* _What needs to be done_: Select the lines below containing the word "draws".

* _Dataset extract_:

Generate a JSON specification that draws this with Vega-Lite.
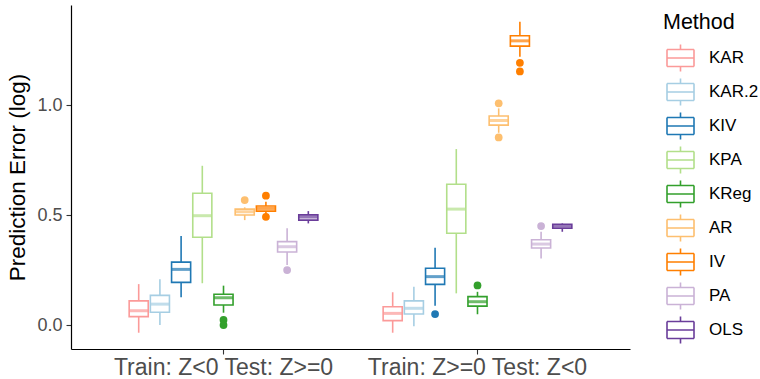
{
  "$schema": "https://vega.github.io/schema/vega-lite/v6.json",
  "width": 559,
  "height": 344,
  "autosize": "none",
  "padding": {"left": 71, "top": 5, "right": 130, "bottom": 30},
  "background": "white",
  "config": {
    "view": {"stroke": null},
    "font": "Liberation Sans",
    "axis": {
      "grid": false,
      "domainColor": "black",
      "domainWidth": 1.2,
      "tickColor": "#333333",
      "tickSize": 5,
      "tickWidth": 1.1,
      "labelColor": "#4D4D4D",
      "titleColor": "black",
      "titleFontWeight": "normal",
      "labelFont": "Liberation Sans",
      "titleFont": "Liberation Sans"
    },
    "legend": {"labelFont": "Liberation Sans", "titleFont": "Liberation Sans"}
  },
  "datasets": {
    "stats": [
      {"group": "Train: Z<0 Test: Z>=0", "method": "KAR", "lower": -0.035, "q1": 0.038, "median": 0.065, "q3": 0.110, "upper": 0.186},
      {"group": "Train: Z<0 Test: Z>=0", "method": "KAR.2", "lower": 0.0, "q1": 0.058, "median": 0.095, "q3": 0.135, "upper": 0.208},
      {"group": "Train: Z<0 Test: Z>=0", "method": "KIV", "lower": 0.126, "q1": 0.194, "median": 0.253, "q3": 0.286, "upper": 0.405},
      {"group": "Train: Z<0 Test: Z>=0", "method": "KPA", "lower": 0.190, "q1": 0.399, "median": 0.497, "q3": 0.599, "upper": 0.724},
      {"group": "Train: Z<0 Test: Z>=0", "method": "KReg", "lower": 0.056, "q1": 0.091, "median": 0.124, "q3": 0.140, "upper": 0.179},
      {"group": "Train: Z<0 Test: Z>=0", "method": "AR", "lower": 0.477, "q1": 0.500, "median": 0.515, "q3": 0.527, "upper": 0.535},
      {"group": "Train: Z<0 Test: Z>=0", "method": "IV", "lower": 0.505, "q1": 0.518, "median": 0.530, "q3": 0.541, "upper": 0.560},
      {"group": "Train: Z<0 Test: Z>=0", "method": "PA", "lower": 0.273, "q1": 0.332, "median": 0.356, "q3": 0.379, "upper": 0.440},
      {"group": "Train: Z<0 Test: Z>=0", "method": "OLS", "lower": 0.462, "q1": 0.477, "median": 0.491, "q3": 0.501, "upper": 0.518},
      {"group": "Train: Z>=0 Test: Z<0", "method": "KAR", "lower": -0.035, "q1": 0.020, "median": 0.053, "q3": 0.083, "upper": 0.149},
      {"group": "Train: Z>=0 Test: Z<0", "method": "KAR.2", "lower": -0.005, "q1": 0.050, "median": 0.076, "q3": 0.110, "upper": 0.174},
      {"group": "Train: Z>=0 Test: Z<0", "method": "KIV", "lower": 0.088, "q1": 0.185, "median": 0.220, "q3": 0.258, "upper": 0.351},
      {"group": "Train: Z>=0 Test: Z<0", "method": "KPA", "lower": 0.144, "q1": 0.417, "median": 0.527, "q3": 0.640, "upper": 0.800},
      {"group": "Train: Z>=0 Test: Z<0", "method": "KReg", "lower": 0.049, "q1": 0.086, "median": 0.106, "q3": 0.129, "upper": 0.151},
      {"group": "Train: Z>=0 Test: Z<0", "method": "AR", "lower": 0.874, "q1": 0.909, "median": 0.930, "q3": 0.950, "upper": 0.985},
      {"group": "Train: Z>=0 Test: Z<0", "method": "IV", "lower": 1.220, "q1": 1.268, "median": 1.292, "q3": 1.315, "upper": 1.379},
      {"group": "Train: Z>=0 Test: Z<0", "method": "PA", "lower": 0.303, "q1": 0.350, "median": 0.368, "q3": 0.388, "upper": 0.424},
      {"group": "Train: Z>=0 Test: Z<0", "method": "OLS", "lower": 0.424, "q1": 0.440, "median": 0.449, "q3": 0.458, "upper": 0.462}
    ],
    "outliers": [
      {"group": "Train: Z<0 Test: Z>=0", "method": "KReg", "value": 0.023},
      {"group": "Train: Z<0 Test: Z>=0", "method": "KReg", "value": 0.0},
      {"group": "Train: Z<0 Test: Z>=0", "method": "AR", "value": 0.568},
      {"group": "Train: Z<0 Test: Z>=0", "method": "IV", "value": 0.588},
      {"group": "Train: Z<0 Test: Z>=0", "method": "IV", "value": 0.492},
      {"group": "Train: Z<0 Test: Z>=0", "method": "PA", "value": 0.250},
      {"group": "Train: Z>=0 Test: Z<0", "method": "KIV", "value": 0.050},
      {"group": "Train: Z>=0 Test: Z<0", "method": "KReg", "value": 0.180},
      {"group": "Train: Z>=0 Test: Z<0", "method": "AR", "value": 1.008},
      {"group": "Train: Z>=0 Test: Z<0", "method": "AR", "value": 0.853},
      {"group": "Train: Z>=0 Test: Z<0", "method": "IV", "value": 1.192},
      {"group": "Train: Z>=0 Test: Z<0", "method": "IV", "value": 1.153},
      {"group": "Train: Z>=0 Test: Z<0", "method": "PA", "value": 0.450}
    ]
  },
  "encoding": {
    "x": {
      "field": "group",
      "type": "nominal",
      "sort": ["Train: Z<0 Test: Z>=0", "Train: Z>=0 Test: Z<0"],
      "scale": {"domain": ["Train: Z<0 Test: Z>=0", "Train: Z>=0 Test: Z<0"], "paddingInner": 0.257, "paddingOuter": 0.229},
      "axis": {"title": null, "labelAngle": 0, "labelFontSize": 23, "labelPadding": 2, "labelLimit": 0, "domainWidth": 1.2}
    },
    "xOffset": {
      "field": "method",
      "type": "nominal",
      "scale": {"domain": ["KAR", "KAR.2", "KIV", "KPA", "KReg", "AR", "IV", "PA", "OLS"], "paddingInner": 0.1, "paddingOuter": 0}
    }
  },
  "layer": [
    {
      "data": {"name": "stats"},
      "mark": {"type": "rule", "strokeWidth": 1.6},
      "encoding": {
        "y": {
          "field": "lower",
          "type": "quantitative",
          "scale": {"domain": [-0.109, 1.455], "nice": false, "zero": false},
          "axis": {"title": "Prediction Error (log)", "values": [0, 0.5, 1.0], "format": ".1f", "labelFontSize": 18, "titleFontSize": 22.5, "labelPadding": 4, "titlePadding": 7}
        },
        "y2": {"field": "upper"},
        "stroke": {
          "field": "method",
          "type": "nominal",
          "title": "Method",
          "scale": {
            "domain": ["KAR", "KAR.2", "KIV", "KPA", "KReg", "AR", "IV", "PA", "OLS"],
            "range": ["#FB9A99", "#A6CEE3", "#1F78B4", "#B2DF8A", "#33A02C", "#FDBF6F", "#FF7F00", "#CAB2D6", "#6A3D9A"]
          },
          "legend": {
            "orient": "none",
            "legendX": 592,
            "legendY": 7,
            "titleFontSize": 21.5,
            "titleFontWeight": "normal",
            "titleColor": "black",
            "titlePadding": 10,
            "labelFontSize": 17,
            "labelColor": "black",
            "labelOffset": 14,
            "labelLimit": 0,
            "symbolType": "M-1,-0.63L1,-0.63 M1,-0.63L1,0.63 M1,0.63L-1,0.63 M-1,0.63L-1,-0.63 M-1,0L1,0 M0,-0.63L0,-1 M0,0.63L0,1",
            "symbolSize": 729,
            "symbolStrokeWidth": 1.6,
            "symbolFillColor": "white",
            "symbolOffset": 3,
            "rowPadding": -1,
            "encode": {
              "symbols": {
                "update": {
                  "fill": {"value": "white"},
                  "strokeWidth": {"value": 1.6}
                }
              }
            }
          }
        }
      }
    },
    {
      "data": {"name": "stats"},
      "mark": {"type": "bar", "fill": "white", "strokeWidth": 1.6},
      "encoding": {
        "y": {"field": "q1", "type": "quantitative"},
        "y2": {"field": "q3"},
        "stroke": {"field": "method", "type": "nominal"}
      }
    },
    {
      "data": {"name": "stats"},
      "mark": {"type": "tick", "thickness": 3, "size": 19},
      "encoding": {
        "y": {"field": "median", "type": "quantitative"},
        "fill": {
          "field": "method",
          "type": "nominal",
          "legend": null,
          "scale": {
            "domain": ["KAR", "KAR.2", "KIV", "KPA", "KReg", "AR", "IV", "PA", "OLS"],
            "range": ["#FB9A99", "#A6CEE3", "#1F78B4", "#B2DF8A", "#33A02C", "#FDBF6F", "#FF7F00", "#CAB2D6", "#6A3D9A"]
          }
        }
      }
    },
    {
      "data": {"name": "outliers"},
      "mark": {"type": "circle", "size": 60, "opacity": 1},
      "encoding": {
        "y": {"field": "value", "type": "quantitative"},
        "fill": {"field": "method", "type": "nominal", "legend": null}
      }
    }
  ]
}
==
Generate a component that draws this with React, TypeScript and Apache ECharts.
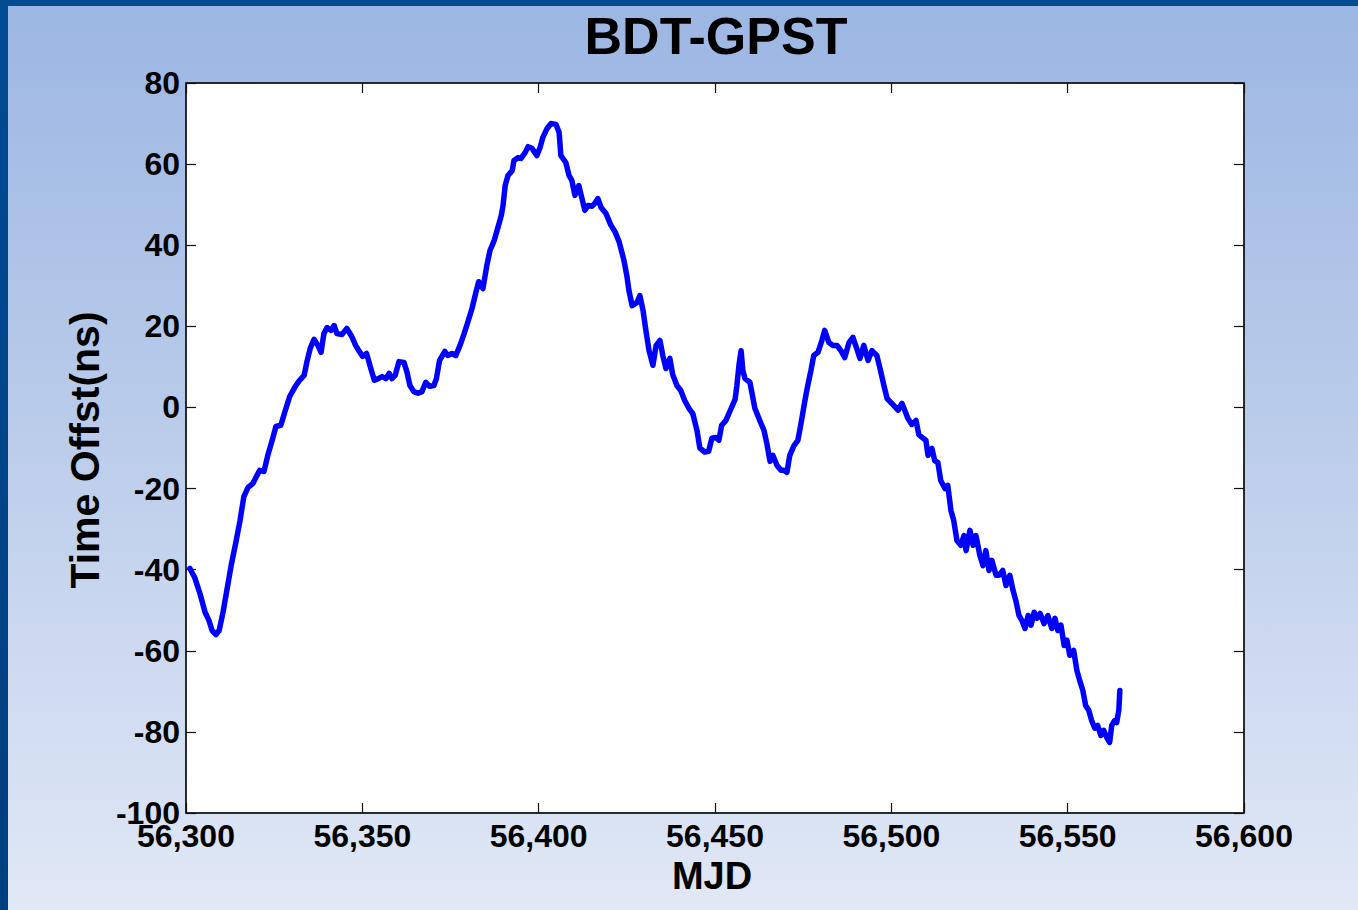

* _Reply_:
Generate a JSON specification that draws this with Vega-Lite.
Generate a component that draws this with React, TypeScript and Apache ECharts.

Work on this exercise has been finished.